Problem to work on: Starting at the first line of the listing below, repeat each line up to and including the one containing "0.575, 0.51, 0.42];". Leave out pictures.
***** Available data
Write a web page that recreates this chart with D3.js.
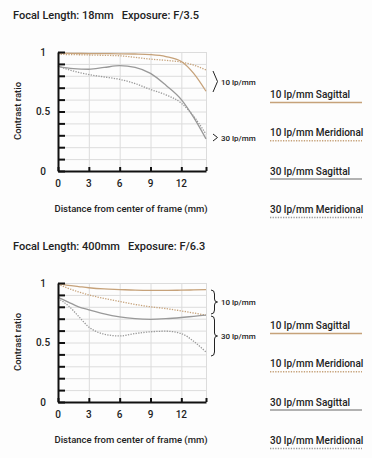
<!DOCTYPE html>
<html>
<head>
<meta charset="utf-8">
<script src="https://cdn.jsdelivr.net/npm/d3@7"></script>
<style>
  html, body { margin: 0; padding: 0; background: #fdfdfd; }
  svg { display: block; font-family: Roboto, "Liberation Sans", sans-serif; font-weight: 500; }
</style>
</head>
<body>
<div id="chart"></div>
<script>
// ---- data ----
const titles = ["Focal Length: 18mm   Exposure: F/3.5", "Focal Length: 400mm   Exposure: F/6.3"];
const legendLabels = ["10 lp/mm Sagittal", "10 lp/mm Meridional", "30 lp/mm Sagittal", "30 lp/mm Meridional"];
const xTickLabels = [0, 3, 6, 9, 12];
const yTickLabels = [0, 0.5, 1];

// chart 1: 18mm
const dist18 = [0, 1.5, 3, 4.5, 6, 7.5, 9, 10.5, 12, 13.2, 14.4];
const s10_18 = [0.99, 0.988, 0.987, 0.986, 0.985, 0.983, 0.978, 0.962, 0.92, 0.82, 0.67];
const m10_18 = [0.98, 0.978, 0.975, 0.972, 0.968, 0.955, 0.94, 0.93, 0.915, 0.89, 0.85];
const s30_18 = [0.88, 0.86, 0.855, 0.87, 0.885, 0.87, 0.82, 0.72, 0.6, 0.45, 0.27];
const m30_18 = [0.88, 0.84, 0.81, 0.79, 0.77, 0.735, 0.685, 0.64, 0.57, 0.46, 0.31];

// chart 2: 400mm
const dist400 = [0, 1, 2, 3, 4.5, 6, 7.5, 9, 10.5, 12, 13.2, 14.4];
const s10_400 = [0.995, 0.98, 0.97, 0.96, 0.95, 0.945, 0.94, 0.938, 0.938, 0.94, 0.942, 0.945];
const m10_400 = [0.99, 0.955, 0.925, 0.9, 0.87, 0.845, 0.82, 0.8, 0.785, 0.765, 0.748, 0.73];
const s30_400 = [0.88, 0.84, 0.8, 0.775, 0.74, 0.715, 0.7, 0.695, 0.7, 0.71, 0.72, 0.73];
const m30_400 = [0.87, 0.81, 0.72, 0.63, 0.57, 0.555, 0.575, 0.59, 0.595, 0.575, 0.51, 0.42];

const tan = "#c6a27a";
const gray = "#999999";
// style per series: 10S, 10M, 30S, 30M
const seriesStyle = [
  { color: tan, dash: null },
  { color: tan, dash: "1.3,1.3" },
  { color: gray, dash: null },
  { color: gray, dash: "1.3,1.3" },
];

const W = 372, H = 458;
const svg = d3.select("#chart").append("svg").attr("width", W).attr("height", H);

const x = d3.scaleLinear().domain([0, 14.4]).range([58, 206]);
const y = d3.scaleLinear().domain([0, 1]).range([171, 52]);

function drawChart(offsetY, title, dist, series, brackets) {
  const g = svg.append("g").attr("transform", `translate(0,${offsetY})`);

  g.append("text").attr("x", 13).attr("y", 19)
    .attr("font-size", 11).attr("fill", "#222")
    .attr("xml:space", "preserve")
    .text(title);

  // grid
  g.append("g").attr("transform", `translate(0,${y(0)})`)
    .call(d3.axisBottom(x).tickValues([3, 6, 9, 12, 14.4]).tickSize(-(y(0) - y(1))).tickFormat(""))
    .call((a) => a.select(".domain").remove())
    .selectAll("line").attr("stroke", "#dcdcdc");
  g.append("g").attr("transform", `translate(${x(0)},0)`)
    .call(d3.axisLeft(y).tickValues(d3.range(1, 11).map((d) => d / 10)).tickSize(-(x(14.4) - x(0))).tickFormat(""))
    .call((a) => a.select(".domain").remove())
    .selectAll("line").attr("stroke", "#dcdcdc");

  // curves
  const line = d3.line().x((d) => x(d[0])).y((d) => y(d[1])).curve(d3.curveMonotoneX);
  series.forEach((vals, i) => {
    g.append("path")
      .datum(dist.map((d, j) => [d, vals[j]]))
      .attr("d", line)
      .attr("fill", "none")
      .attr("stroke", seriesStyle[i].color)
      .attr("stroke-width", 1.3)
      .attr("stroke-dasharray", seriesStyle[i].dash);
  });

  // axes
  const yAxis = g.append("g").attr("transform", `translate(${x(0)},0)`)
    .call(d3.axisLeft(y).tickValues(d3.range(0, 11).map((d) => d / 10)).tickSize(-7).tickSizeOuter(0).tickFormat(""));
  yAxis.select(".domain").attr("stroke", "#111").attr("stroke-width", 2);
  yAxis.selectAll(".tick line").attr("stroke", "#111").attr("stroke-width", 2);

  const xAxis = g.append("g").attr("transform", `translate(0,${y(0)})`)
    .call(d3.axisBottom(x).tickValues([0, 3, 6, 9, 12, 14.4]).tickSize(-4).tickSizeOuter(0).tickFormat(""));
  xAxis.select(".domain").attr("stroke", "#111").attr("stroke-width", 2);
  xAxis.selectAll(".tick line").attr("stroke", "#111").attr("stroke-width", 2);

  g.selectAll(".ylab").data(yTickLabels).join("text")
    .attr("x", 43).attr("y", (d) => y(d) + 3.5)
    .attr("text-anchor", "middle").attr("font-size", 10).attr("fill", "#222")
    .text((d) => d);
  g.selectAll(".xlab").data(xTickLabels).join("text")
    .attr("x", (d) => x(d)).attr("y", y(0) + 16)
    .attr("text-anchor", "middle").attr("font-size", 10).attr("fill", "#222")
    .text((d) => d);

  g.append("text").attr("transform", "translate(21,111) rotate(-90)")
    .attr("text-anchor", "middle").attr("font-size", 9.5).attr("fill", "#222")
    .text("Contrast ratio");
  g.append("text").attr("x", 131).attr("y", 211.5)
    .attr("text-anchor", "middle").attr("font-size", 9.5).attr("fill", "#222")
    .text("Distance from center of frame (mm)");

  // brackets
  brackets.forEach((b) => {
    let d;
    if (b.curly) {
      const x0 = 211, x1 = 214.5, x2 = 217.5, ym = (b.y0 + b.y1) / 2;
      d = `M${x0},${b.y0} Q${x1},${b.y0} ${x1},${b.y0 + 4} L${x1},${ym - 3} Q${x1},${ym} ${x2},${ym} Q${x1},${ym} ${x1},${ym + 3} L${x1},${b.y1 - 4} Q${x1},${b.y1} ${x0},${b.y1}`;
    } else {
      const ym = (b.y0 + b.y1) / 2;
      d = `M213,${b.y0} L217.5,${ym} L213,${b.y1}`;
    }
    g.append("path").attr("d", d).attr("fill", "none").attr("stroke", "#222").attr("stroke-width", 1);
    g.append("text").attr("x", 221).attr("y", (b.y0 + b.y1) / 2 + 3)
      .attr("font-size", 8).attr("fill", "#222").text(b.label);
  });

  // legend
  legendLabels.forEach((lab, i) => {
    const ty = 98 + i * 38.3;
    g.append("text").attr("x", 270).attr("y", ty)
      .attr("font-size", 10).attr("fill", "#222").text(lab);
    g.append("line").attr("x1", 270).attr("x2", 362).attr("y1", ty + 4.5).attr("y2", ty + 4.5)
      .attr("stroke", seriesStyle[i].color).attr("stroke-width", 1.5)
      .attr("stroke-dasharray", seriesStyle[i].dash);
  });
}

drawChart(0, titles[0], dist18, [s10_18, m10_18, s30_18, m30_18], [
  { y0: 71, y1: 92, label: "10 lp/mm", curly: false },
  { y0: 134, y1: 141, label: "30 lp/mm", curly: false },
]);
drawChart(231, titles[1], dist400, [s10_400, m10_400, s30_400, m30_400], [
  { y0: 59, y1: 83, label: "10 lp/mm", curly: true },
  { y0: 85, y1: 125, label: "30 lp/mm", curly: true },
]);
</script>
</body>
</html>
**********
Solved exercise:
Write a web page that recreates this chart with D3.js.
<!DOCTYPE html>
<html>
<head>
<meta charset="utf-8">
<script src="https://cdn.jsdelivr.net/npm/d3@7"></script>
<style>
  html, body { margin: 0; padding: 0; background: #fdfdfd; }
  svg { display: block; font-family: Roboto, "Liberation Sans", sans-serif; font-weight: 500; }
</style>
</head>
<body>
<div id="chart"></div>
<script>
// ---- data ----
const titles = ["Focal Length: 18mm   Exposure: F/3.5", "Focal Length: 400mm   Exposure: F/6.3"];
const legendLabels = ["10 lp/mm Sagittal", "10 lp/mm Meridional", "30 lp/mm Sagittal", "30 lp/mm Meridional"];
const xTickLabels = [0, 3, 6, 9, 12];
const yTickLabels = [0, 0.5, 1];

// chart 1: 18mm
const dist18 = [0, 1.5, 3, 4.5, 6, 7.5, 9, 10.5, 12, 13.2, 14.4];
const s10_18 = [0.99, 0.988, 0.987, 0.986, 0.985, 0.983, 0.978, 0.962, 0.92, 0.82, 0.67];
const m10_18 = [0.98, 0.978, 0.975, 0.972, 0.968, 0.955, 0.94, 0.93, 0.915, 0.89, 0.85];
const s30_18 = [0.88, 0.86, 0.855, 0.87, 0.885, 0.87, 0.82, 0.72, 0.6, 0.45, 0.27];
const m30_18 = [0.88, 0.84, 0.81, 0.79, 0.77, 0.735, 0.685, 0.64, 0.57, 0.46, 0.31];

// chart 2: 400mm
const dist400 = [0, 1, 2, 3, 4.5, 6, 7.5, 9, 10.5, 12, 13.2, 14.4];
const s10_400 = [0.995, 0.98, 0.97, 0.96, 0.95, 0.945, 0.94, 0.938, 0.938, 0.94, 0.942, 0.945];
const m10_400 = [0.99, 0.955, 0.925, 0.9, 0.87, 0.845, 0.82, 0.8, 0.785, 0.765, 0.748, 0.73];
const s30_400 = [0.88, 0.84, 0.8, 0.775, 0.74, 0.715, 0.7, 0.695, 0.7, 0.71, 0.72, 0.73];
const m30_400 = [0.87, 0.81, 0.72, 0.63, 0.57, 0.555, 0.575, 0.59, 0.595, 0.575, 0.51, 0.42];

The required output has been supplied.